By AFIQ AZIZ / Pic By TMR
The country’s automotive sector is expected to perform better during the three months “free tax period” from June to August, as the zero-rating of the Goods and Services Tax (GST) starting this month would stimulate sales.
“We are looking forward to a better second half this year and hopefully, the consumer market will be more aggressive,” New Hoong Fatt Holdings Bhd MD Chin Jit Sin (picture) said after the company’s AGM in Kuala Lumpur last Friday.
Chin said despite the Malaysian automotive market reaching a saturation point, its sales of auto parts to regional markets such as Indonesia, Thailand, Vietnam and the Philippines have continued to grow.
New Hoong Fatt posted RM132.5 million in revenue from its exports in 2017, of which 32% came from Asean countries. Its local market recorded about RM118.1 million of revenue.
“We are looking to reach out to bigger markets abroad where there are opportunities for us to grow,” he said.
According to Chin, the company aims to leverage on countries like Indonesia and Thailand that have a higher total industry volume (TIV) of around one million and 800,000 vehicle sales annually respectively.
Both countries have larger populations compared to Malaysia (with 31 million).

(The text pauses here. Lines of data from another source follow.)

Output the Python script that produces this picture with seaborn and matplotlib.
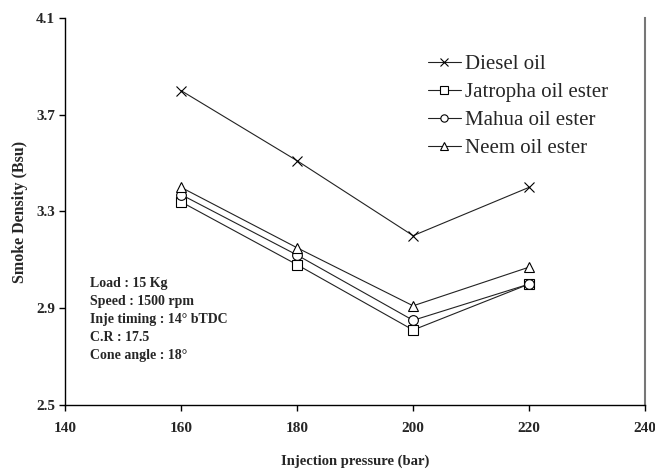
import matplotlib
matplotlib.use("Agg")
import matplotlib.pyplot as plt
import seaborn as sns
import pandas as pd

pressure = [160, 180, 200, 220]
diesel = [3.80, 3.51, 3.20, 3.40]
jatropha = [3.34, 3.08, 2.81, 3.00]
mahua = [3.37, 3.12, 2.85, 3.00]
neem = [3.40, 3.15, 2.91, 3.07]
series_names = ["Diesel oil", "Jatropha oil ester", "Mahua oil ester", "Neem oil ester"]
x_ticks = [140, 160, 180, 200, 220, 240]
y_ticks = [2.5, 2.9, 3.3, 3.7, 4.1]
notes = ["Load : 15 Kg", "Speed : 1500 rpm", "Inje timing : 14\u00b0 bTDC", "C.R : 17.5", "Cone angle : 18\u00b0"]

sns.set_style("white")
plt.rcParams["font.family"] = ["Liberation Serif", "DejaVu Serif"]

rows = []
for name, vals in zip(series_names, [diesel, jatropha, mahua, neem]):
    for p, v in zip(pressure, vals):
        rows.append({"pressure": p, "smoke": v, "fuel": name})
df = pd.DataFrame(rows)

fig = plt.figure(figsize=(6.55, 4.69), dpi=100)
ax = fig.add_axes([0.0992, 0.1365, 0.8858, 0.8251])

markers = {"Diesel oil": "x", "Jatropha oil ester": "s", "Mahua oil ester": "o", "Neem oil ester": "^"}
sizes = {"Diesel oil": 7, "Jatropha oil ester": 7, "Mahua oil ester": 7, "Neem oil ester": 7}
for name in series_names:
    sub = df[df.fuel == name]
    sns.lineplot(data=sub, x="pressure", y="smoke", ax=ax, color="#222222", lw=0.8,
                 marker=markers[name], markersize=sizes[name], markerfacecolor="white",
                 markeredgecolor="black", markeredgewidth=0.8, label=name)

ax.set_xlim(140, 240)
ax.set_ylim(2.5, 4.1)
ax.set_xticks(x_ticks)
ax.set_yticks(y_ticks)
ax.set_xticklabels([str(t) for t in x_ticks], fontweight="bold", fontsize=11)
ax.set_yticklabels([f"{t:.1f}" for t in y_ticks], fontweight="bold", fontsize=11)
ax.tick_params(axis="both", direction="out", length=4, width=1, color="black", pad=3, bottom=True, left=True)
ax.tick_params(axis="x", pad=8)

for s in ["left", "bottom"]:
    ax.spines[s].set_color("black")
    ax.spines[s].set_linewidth(1.0)
ax.spines["top"].set_visible(False)
ax.spines["right"].set_color("#777777")
ax.spines["right"].set_linewidth(1.5)

ax.set_xlabel("Injection pressure (bar)", fontweight="bold", fontsize=10.5, labelpad=14)
ax.set_ylabel("Smoke Density (Bsu)", fontweight="bold", fontsize=11.5, labelpad=6)

leg = ax.legend(loc="upper left", bbox_to_anchor=(0.625, 0.905), frameon=False, fontsize=15,
                handlelength=1.6, handletextpad=0.2, labelspacing=0.4, borderaxespad=0,
                borderpad=0, markerscale=0.75)
for line in leg.get_lines():
    line.set_linewidth(0.8)

for i, t in enumerate(notes):
    ax.text(0.043, 0.315 - i * 0.047, t, transform=ax.transAxes, fontsize=10,
            fontweight="bold", va="center", ha="left")

fig.savefig("out.png", dpi=100)
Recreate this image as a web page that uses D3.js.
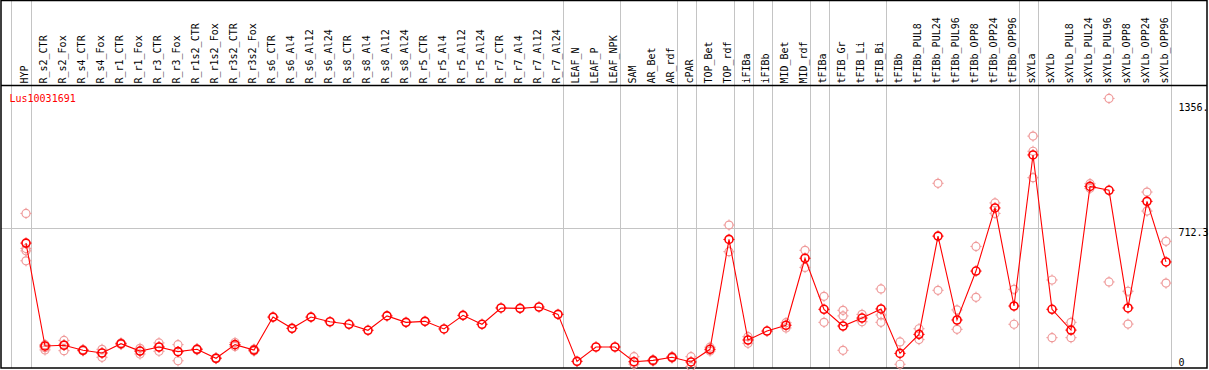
<!DOCTYPE html>
<html>
<head>
<meta charset="utf-8">
<script src="https://cdn.jsdelivr.net/npm/d3@7"></script>
<style>
  html, body { margin: 0; padding: 0; background: #fff; }
  svg { display: block; }
  text { font-family: "DejaVu Sans Mono", "Liberation Mono", monospace; font-size: 10px; }
</style>
</head>
<body>
<svg id="chart" width="1209" height="370"></svg>
<script>
const title = "Lus10031691";

const categories = ["HYP","R_s2_CTR","R_s2_Fox","R_s4_CTR","R_s4_Fox","R_r1_CTR","R_r1_Fox","R_r3_CTR","R_r3_Fox",
  "R_r1s2_CTR","R_r1s2_Fox","R_r3s2_CTR","R_r3s2_Fox","R_s6_CTR","R_s6_Al4","R_s6_Al12","R_s6_Al24",
  "R_s8_CTR","R_s8_Al4","R_s8_Al12","R_s8_Al24","R_r5_CTR","R_r5_Al4","R_r5_Al12","R_r5_Al24",
  "R_r7_CTR","R_r7_Al4","R_r7_Al12","R_r7_Al24","LEAF_N","LEAF_P","LEAF_NPK","SAM","AR_Bet","AR_rdf",
  "cPAR","TOP_Bet","TOP_rdf","iFIBa","iFIBb","MID_Bet","MID_rdf","tFIBa","tFIB_Gr","tFIB_Li","tFIB_Bi",
  "tFIBb","tFIBb_PUL8","tFIBb_PUL24","tFIBb_PUL96","tFIBb_OPP8","tFIBb_OPP24","tFIBb_OPP96",
  "sXYLa","sXYLb","sXYLb_PUL8","sXYLb_PUL24","sXYLb_PUL96","sXYLb_OPP8","sXYLb_OPP24","sXYLb_OPP96"];

// number of columns in each tissue group (separated by grey lines)
const groupSizes = [1, 28, 3, 3, 1, 2, 1, 1, 2, 1, 3, 7, 1, 7];

const means = [636,106,110,84,70,118,80,101,77,89,43,113,85,255,197,255,231,218,187,261,228,233,194,264,218,
  302,300,307,269,27,101,101,25,32,48,24,89,655,137,183,213,558,295,209,250,297,
  68,166,672,240,492,817,312,1090,295,188,928,908,302,851,539];

const replicates = [[789,608,596,545],[113,97,86],[135,112,82],[88,81],[89,70,48],[122,114],[94,80,65],[122,101,79],[113,77,30],
  [92,86],[45,41],[124,104],[90,80],[],[],[],[],[],[],[],[],[],[],[],[],
  [],[],[],[],[],[],[],[51,12],[35,28],[52,44],[51,0],[100,80],[729,592],[154,120],[],[226,199],[599,511],
  [362,228],[290,261,84],[269,231],[400,266,228],
  [127,12],[195,139],[944,393],[292,192],[619,357],[843,789],[398,218],
  [1187,1109,973],[446,149],[228,149],[942,918],[1381,436],[388,219],[899,801],[645,430]];

const axisTicks = [1356, 712.3, 0];
const axisTickLabels = ["1356.", "712.3", "0"];
const midLine = 712.3;

const svg = d3.select("#chart");
const frameL = 1, frameR = 1207, frameT = 0.5, headerY = 85, frameB = 368;

const x = d3.scalePoint().domain(categories).range([26, 1166]);
const y = d3.scaleLinear().domain([0, 1356]).range([366.6, 103.3]);

const grey = "#c4c4c4";
const red = "#ff0000";
const pink = "#ef9a9a";

// group separators
const seps = [x(categories[0]) - 15];
let acc = 0;
groupSizes.forEach(n => { acc += n; seps.push(x(categories[acc - 1]) + 4.5); });

svg.append("g").selectAll("line").data(seps).join("line")
  .attr("x1", d => Math.round(d) + 0.5).attr("x2", d => Math.round(d) + 0.5)
  .attr("y1", frameT).attr("y2", frameB)
  .attr("stroke", grey).attr("stroke-width", 1);

// mid grid line
svg.append("line")
  .attr("x1", frameL).attr("x2", frameR)
  .attr("y1", Math.round(y(midLine)) + 0.5).attr("y2", Math.round(y(midLine)) + 0.5)
  .attr("stroke", grey).attr("stroke-width", 1);

// header separator
svg.append("line")
  .attr("x1", frameL).attr("x2", frameR)
  .attr("y1", headerY + 0.5).attr("y2", headerY + 0.5)
  .attr("stroke", "#000").attr("stroke-width", 1.5);

// frame
svg.append("rect")
  .attr("x", frameL).attr("y", frameT).attr("width", frameR - frameL).attr("height", frameB - frameT)
  .attr("fill", "none").attr("stroke", "#000").attr("stroke-width", 1.5);

// column labels
svg.append("g").selectAll("text").data(categories).join("text")
  .attr("transform", d => `translate(${x(d) + 1.8},${headerY - 1.5}) rotate(-90)`)
  .attr("text-anchor", "start")
  .attr("fill", "#000")
  .text(d => d);

// right axis labels
svg.append("g").selectAll("text").data(axisTicks).join("text")
  .attr("x", 1178.5)
  .attr("y", d => Math.min(y(d) + 7.7, 366))
  .attr("fill", "#000")
  .text((d, i) => axisTickLabels[i]);

// title
svg.append("text").attr("x", 9.5).attr("y", 101.5).attr("fill", red).text(title);

function marker(g, cx, cy, color, sw) {
  g.append("circle").attr("cx", cx).attr("cy", cy).attr("r", 4)
    .attr("fill", "none").attr("stroke", color).attr("stroke-width", sw);
  const r = 4, t = 1.6;
  g.append("path")
    .attr("d", `M${cx},${cy - r - t}V${cy - r}M${cx},${cy + r}V${cy + r + t}M${cx - r - t},${cy}H${cx - r}M${cx + r},${cy}H${cx + r + t}`)
    .attr("stroke", color).attr("stroke-width", 1);
}

// replicate points
const repG = svg.append("g");
categories.forEach((c, i) => {
  replicates[i].forEach(v => marker(repG, x(c), y(v), pink, 1.2));
});

// mean line
svg.append("path")
  .datum(means)
  .attr("d", d3.line().x((d, i) => x(categories[i])).y(d => y(d)))
  .attr("fill", "none").attr("stroke", red).attr("stroke-width", 1.1);

// mean markers
const meanG = svg.append("g");
means.forEach((v, i) => marker(meanG, x(categories[i]), y(v), red, 1.6));
</script>
</body>
</html>
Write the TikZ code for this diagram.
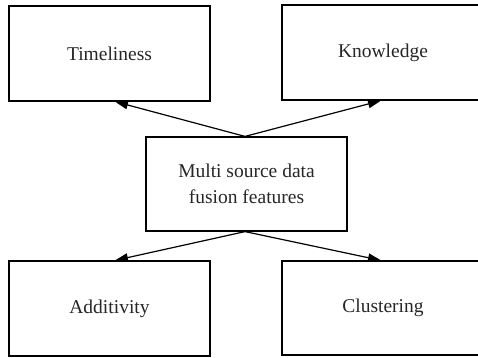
\documentclass[tikz,border=0pt]{standalone}
\usepackage{fontspec}
\setmainfont{Liberation Serif}
\usetikzlibrary{arrows.meta}
\tikzset{
  box/.style={draw, line width=1.2pt, rectangle, inner sep=0pt, align=center,
    font=\fontsize{19.5}{26}\selectfont, text=black!85},
  link/.style={line width=1.2pt, -{Triangle[length=13pt,width=8.5pt]}},
}
\begin{document}
\begin{tikzpicture}[x=1pt,y=-1pt]
\path[use as bounding box] (0,0) rectangle (478,357);
\clip (0,0) rectangle (478,357);
\node[box, minimum width=201pt, minimum height=95pt] (t) at (109.5,53.5) {Timeliness};
\node[box, minimum width=202pt, minimum height=95pt] (k) at (383,52.5) {Knowledge};
\node[box, minimum width=201pt, minimum height=94pt] (c) at (246.5,184) {Multi source data\\fusion features};
\node[box, minimum width=201pt, minimum height=95pt] (a) at (109.5,308.5) {Additivity};
\node[box, minimum width=202pt, minimum height=94pt] (l) at (383,308) {Clustering};
\draw[link] ([xshift=-1.5pt]c.north) -- ([xshift=5.5pt]t.south);
\draw[link] ([xshift=-1.5pt]c.north) -- ([xshift=-2pt]k.south);
\draw[link] ([xshift=-1.5pt]c.south) -- ([xshift=5.5pt]a.north);
\draw[link] ([xshift=-1.5pt]c.south) -- ([xshift=-2pt]l.north);
\end{tikzpicture}
\end{document}
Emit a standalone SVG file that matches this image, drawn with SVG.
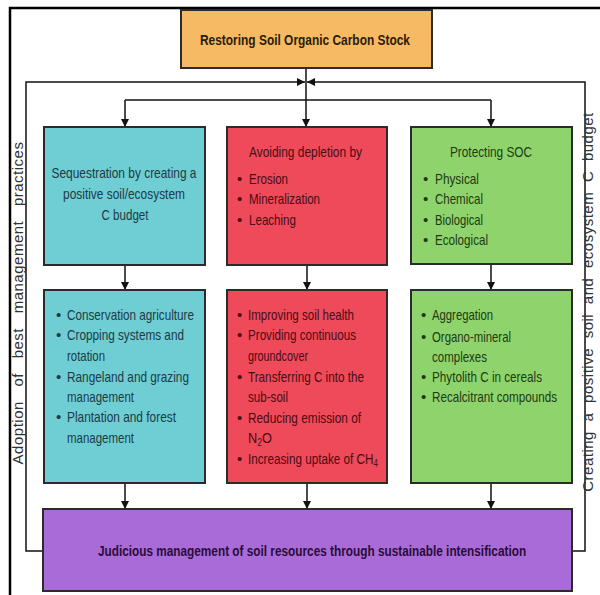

Indonesia has around 261 million population, while Thailand has about 69 million population.
“Vietnam and the Philippines would be interesting to explore as both of them have respectively achieved TIV of 400,000 and 300,000 respectively.”
As of 2017, Malaysia’s TIV was 576,635, a 0.6% drop compared to the previous year. According to the government, the industry has reached its maturity point and that it will not grow beyond double digit.
Chin said the group is not worried. “We are an automotive replacement parts player, and as the numbers of vehicles on the roads are increasing daily, they need parts. That is where we come in,” he said.
Chin also highlighted the possibility of the implementation of a scrap policy by the government as urged by various industry players, to mitigate the matured market’s challenges and how they will impact the businesses.
“People would still purchase new cars after scrapping the old ones. Thus, they will still be cars on the road. Therefore, we do not think there will be much impact,” said Chin.
On the National Automotive Policy, which is to be tabled this month, Chin said the company has yet to be informed of any update on the matter from the government.
In the first quarter ended March 31, 2018 (1Q18), New Hoong Fatt’s net profit fell to RM1.82 million from RM7.37 million posted in the same period last year. Revenue decreased slightly to RM60.09 million from RM62.47 million in 1Q17.
The company’s shareholders approved a final dividend of 8% in the meeting, which brought it to a total of 11% for the financial year ended 2017.
The shareholders also approved the issuance of 7.5 million new ordinary shares on the basis of one bonus share for every 10 existing company shares. The exercise is expected to be completed before the end of this month.